What you are asked to do -> Without the pictures, output the lines of the material from the very first through the one that holds "-0.74, 0.0, 0.78];".

Recorded information ->
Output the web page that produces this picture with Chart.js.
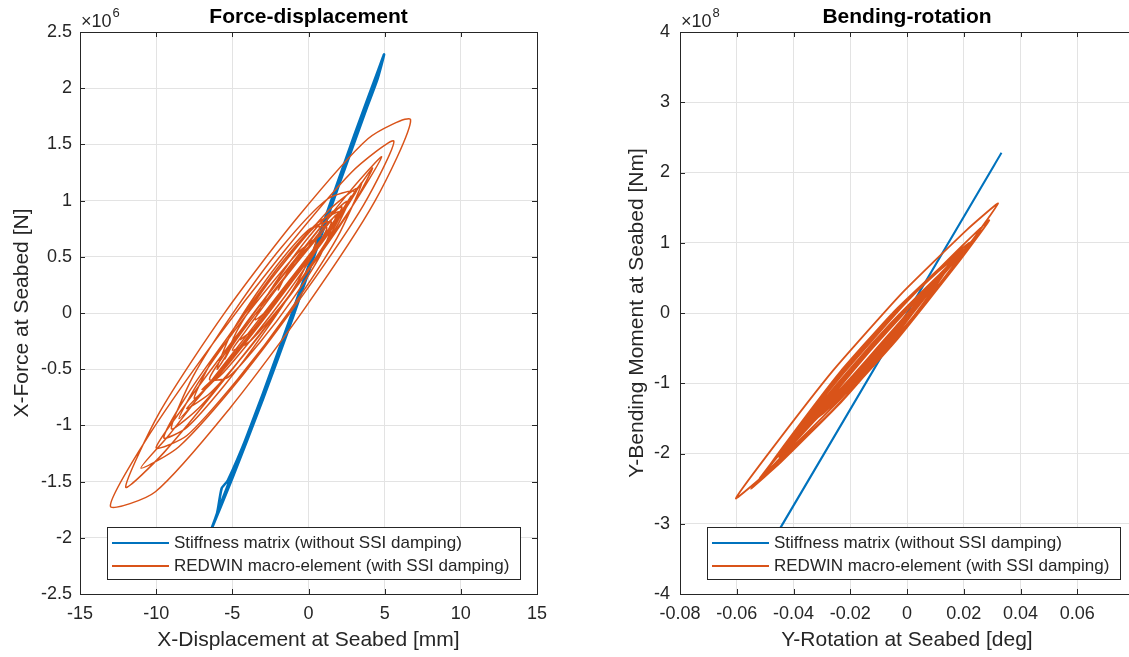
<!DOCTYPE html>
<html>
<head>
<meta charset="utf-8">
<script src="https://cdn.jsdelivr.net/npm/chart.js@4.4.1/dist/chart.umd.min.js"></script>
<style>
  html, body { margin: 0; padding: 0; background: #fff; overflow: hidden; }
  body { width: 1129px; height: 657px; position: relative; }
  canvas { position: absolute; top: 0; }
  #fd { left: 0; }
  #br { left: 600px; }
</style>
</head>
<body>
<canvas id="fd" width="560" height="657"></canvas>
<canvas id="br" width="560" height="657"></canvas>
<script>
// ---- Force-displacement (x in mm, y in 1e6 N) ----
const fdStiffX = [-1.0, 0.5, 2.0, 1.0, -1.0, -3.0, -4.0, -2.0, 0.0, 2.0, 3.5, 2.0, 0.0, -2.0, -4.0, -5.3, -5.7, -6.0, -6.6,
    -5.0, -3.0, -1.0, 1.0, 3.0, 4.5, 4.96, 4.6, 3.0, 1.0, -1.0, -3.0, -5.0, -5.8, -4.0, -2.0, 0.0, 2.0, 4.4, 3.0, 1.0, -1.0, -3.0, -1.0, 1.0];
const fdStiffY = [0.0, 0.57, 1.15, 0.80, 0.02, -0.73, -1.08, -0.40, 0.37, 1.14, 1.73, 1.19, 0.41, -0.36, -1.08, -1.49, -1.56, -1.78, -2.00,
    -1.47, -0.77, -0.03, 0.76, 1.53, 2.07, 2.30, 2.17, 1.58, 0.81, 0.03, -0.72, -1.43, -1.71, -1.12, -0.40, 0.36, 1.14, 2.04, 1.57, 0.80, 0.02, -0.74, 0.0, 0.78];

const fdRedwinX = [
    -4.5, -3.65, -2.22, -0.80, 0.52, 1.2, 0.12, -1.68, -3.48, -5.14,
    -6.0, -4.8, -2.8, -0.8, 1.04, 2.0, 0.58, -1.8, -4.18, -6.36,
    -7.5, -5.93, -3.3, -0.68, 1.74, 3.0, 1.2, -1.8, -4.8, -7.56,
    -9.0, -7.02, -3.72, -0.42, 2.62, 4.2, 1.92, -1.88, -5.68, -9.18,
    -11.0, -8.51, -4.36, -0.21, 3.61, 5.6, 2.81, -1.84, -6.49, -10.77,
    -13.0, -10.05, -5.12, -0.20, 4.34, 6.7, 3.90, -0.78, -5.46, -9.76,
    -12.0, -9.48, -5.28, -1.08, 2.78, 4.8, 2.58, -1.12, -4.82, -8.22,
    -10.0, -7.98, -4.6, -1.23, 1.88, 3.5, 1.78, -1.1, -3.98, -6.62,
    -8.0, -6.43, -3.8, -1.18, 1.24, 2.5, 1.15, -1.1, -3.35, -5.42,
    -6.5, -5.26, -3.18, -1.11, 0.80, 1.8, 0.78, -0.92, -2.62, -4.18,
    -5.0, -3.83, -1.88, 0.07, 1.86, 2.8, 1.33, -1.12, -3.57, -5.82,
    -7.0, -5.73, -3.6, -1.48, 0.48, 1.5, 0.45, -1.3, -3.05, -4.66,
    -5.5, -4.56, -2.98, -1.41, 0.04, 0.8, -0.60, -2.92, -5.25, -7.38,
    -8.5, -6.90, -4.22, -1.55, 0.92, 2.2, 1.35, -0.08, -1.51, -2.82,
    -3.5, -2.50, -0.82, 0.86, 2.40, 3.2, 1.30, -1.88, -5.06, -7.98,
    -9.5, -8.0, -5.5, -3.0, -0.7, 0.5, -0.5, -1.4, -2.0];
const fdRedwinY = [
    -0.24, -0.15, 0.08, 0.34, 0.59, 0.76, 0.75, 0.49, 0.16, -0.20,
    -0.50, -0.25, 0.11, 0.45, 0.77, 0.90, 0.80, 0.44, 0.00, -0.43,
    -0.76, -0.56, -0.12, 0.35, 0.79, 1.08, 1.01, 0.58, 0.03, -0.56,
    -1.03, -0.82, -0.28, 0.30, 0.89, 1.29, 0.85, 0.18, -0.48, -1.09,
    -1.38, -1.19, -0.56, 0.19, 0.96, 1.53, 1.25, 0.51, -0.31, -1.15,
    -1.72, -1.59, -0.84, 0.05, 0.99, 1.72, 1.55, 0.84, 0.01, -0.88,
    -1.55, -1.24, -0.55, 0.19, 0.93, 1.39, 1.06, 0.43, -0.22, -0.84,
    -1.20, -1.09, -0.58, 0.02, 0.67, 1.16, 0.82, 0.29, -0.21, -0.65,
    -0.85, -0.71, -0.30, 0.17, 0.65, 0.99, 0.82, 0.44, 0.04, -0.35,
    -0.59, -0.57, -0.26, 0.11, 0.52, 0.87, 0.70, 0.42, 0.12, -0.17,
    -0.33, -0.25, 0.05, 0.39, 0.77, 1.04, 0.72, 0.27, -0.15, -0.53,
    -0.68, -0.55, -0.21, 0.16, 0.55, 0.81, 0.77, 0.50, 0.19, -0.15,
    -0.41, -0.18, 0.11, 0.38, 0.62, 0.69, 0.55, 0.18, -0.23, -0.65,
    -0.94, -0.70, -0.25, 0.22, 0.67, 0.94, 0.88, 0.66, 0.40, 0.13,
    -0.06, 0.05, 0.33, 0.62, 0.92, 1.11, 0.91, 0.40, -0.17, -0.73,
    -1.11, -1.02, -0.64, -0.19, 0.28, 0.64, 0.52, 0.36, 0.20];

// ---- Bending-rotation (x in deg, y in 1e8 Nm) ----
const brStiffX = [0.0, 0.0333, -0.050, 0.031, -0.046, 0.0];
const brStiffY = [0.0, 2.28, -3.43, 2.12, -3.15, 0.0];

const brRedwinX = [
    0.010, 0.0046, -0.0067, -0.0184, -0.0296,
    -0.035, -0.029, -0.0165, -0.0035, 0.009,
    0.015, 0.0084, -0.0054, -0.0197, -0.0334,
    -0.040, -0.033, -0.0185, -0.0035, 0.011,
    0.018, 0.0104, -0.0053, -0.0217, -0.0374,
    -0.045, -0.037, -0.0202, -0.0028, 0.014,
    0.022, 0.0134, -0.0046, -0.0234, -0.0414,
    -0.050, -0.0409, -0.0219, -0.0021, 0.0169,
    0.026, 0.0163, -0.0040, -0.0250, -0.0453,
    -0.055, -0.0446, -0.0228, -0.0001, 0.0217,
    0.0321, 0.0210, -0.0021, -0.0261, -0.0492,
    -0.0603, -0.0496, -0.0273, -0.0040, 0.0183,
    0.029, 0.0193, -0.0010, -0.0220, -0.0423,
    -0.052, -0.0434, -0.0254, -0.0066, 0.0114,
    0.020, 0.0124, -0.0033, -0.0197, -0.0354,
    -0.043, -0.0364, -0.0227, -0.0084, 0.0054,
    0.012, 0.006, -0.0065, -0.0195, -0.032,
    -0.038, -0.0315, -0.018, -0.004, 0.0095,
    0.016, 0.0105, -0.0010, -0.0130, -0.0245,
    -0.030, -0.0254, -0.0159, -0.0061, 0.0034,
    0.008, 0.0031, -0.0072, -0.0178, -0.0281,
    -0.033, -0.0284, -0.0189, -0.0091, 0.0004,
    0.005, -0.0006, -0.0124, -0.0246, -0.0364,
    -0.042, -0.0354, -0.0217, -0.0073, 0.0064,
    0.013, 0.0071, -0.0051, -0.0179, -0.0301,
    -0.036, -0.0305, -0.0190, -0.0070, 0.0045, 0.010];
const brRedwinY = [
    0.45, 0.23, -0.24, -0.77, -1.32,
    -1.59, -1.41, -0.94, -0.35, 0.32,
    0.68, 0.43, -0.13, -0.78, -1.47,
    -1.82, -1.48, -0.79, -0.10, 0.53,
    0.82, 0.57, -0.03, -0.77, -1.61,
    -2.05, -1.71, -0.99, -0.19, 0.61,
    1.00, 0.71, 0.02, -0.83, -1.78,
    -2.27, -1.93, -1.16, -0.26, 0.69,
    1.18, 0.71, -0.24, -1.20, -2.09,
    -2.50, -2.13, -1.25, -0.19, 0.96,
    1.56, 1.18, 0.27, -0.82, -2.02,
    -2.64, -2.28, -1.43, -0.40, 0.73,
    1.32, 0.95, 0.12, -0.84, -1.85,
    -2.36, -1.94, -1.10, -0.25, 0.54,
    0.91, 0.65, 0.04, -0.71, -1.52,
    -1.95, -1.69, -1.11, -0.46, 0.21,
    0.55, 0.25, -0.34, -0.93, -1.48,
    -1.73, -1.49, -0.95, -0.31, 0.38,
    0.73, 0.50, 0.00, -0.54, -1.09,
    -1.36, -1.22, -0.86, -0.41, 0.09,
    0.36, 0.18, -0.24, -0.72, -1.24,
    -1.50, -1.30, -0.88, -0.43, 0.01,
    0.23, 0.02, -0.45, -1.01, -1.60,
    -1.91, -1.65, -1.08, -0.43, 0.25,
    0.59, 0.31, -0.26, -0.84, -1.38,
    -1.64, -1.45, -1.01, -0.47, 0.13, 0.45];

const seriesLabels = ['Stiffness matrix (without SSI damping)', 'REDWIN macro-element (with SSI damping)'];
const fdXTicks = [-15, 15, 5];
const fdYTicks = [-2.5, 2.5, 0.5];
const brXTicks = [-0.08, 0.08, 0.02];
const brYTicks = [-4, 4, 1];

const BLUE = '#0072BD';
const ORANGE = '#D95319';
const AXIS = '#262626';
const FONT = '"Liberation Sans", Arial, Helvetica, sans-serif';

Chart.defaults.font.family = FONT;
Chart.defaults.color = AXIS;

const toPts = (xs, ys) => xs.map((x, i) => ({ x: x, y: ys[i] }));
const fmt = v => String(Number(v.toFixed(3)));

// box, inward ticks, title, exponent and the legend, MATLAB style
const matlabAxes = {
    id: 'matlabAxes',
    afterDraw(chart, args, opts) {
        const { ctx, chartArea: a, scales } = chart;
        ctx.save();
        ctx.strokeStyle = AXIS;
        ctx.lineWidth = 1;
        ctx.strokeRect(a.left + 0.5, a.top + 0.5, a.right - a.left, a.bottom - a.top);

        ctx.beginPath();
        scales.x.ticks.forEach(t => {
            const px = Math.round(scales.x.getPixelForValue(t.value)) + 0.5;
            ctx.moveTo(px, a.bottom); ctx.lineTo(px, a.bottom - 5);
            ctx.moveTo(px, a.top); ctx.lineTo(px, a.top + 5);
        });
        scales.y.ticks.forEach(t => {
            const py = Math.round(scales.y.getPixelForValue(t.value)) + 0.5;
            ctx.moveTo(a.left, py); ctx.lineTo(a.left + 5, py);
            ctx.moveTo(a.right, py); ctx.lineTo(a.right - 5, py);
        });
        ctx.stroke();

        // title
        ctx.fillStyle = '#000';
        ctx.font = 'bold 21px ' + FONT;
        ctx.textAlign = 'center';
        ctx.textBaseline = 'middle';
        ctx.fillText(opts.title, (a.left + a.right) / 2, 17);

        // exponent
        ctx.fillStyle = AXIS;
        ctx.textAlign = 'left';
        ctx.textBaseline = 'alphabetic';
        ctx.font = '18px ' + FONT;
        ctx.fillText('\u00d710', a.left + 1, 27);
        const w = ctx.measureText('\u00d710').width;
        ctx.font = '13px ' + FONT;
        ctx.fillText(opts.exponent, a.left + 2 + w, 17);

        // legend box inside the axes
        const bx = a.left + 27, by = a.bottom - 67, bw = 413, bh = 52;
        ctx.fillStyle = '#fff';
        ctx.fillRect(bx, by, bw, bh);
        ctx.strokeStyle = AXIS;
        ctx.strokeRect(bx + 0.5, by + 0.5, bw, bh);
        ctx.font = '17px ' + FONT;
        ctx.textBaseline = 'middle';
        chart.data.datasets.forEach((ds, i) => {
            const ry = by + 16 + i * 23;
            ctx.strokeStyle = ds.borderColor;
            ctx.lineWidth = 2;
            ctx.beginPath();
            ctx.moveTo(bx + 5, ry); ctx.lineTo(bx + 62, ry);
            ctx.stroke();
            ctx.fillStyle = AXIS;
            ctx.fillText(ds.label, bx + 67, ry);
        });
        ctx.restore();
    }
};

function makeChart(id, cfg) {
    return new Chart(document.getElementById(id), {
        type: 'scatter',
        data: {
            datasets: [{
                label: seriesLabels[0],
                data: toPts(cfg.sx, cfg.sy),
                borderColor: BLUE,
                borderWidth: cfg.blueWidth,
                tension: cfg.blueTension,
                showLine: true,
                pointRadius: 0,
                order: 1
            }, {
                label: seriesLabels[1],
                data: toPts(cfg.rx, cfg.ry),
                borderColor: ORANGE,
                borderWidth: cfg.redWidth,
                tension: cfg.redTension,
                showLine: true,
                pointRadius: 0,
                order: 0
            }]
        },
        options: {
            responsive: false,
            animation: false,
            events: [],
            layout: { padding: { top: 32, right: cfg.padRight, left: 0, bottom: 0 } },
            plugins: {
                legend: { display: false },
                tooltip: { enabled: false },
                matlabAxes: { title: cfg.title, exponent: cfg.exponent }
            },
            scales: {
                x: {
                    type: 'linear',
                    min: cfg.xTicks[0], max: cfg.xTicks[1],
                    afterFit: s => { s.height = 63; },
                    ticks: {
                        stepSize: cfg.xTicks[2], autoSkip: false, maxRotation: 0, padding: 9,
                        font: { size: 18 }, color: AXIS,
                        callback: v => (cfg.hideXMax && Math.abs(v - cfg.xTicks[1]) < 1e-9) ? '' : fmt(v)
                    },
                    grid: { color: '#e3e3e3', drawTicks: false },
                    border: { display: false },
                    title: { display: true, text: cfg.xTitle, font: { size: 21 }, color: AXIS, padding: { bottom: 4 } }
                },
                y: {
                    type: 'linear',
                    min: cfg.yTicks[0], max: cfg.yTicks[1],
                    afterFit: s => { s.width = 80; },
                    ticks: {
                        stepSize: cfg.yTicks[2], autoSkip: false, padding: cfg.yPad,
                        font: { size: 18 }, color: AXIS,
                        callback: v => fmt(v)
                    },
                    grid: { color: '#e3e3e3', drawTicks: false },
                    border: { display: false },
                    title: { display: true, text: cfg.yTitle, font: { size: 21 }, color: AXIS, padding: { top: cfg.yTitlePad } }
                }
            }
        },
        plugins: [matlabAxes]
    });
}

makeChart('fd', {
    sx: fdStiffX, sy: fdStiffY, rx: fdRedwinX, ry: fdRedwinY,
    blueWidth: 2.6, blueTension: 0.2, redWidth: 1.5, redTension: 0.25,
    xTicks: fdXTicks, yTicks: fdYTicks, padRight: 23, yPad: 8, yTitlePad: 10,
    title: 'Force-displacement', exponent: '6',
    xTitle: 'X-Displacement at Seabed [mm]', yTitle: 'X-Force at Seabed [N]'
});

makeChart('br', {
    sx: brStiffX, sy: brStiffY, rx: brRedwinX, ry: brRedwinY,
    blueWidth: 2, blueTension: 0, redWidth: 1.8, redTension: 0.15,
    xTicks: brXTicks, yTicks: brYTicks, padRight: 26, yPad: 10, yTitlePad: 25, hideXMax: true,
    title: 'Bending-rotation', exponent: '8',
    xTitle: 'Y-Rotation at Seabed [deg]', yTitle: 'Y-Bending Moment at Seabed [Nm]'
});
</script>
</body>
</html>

Solution for this exercise ->
Output the web page that produces this picture with Chart.js.
<!DOCTYPE html>
<html>
<head>
<meta charset="utf-8">
<script src="https://cdn.jsdelivr.net/npm/chart.js@4.4.1/dist/chart.umd.min.js"></script>
<style>
  html, body { margin: 0; padding: 0; background: #fff; overflow: hidden; }
  body { width: 1129px; height: 657px; position: relative; }
  canvas { position: absolute; top: 0; }
  #fd { left: 0; }
  #br { left: 600px; }
</style>
</head>
<body>
<canvas id="fd" width="560" height="657"></canvas>
<canvas id="br" width="560" height="657"></canvas>
<script>
// ---- Force-displacement (x in mm, y in 1e6 N) ----
const fdStiffX = [-1.0, 0.5, 2.0, 1.0, -1.0, -3.0, -4.0, -2.0, 0.0, 2.0, 3.5, 2.0, 0.0, -2.0, -4.0, -5.3, -5.7, -6.0, -6.6,
    -5.0, -3.0, -1.0, 1.0, 3.0, 4.5, 4.96, 4.6, 3.0, 1.0, -1.0, -3.0, -5.0, -5.8, -4.0, -2.0, 0.0, 2.0, 4.4, 3.0, 1.0, -1.0, -3.0, -1.0, 1.0];
const fdStiffY = [0.0, 0.57, 1.15, 0.80, 0.02, -0.73, -1.08, -0.40, 0.37, 1.14, 1.73, 1.19, 0.41, -0.36, -1.08, -1.49, -1.56, -1.78, -2.00,
    -1.47, -0.77, -0.03, 0.76, 1.53, 2.07, 2.30, 2.17, 1.58, 0.81, 0.03, -0.72, -1.43, -1.71, -1.12, -0.40, 0.36, 1.14, 2.04, 1.57, 0.80, 0.02, -0.74, 0.0, 0.78];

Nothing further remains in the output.